What you have to do –
The records below are made of lines; count those holding the word "this" and give the number only.

Data provided –
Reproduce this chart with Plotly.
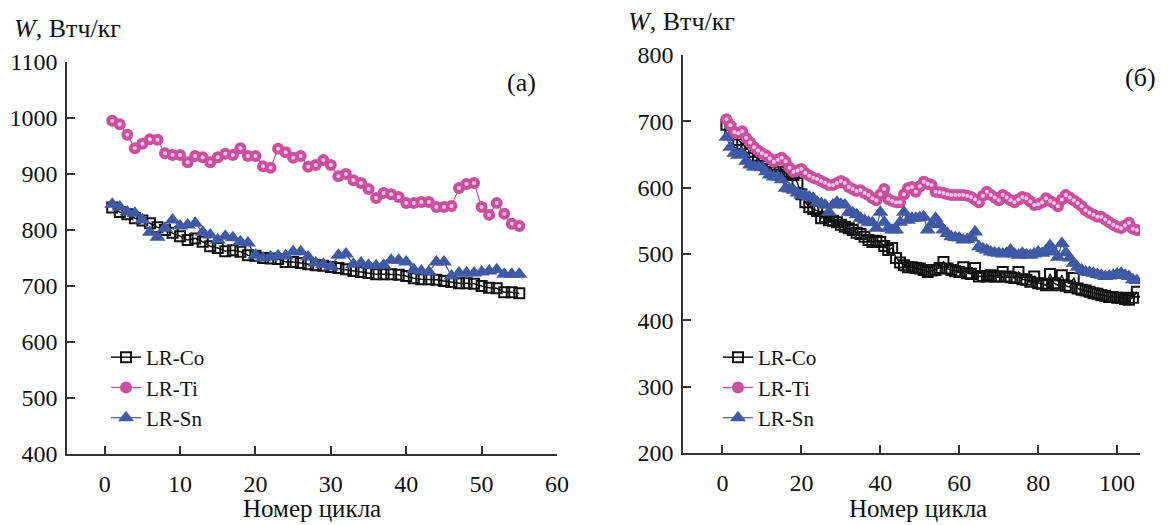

* * *

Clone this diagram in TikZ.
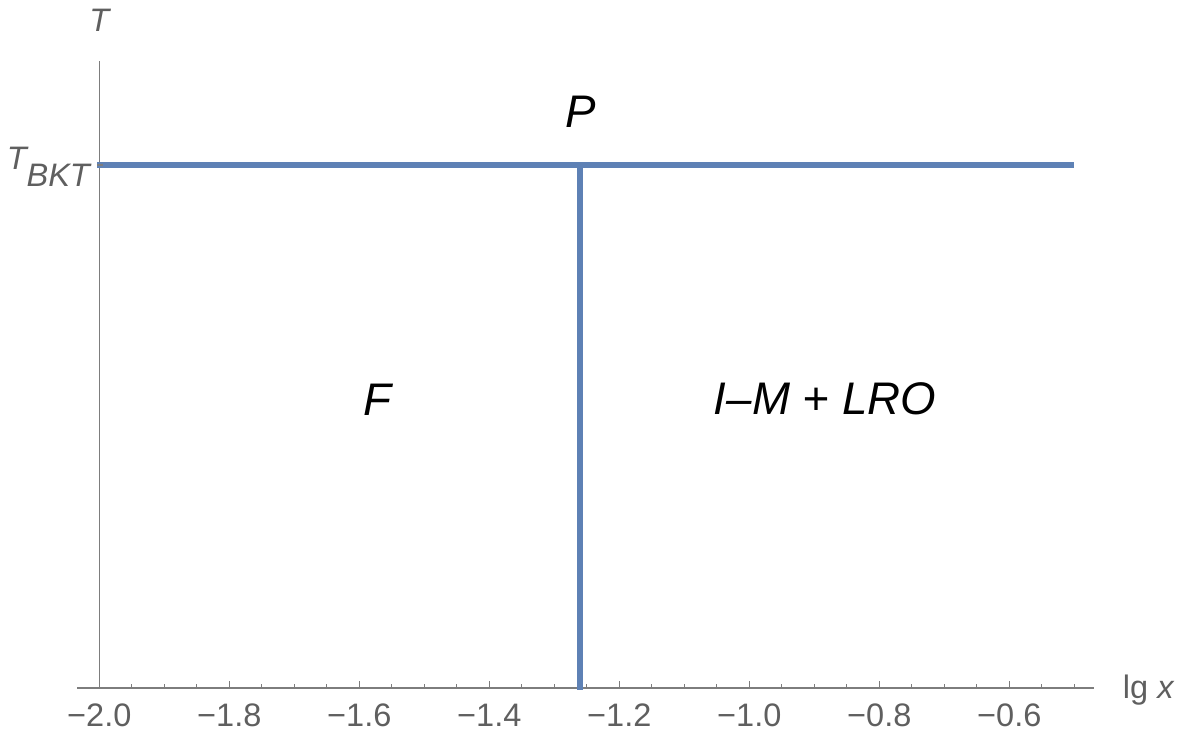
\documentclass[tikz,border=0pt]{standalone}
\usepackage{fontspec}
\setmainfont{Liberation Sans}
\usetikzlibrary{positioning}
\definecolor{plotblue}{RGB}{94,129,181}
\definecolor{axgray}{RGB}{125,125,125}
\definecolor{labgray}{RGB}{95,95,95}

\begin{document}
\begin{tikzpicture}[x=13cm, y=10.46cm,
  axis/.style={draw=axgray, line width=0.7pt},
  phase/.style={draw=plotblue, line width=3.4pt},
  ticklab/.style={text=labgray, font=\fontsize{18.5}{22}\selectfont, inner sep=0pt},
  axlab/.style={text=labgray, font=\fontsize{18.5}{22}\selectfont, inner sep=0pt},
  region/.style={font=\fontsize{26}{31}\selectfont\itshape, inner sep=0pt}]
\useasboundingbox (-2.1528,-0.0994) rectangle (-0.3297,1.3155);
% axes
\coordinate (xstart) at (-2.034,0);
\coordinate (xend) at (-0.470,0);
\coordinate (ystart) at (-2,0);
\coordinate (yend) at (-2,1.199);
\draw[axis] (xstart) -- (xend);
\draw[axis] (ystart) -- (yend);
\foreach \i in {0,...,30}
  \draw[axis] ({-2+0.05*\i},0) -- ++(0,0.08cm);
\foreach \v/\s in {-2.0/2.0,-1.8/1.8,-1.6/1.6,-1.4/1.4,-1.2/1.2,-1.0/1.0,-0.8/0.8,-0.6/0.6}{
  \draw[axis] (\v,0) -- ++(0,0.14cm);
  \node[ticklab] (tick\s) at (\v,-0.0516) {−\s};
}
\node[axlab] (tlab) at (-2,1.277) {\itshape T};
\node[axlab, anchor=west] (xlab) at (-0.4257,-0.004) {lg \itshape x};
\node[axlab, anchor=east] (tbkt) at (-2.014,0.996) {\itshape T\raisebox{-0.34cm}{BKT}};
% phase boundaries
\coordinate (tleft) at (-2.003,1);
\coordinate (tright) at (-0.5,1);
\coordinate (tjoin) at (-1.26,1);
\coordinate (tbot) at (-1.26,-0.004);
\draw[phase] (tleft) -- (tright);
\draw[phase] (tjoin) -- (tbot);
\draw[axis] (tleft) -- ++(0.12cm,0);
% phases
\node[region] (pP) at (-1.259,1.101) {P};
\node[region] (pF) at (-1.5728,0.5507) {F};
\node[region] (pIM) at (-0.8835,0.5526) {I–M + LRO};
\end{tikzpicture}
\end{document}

Exercise output –
2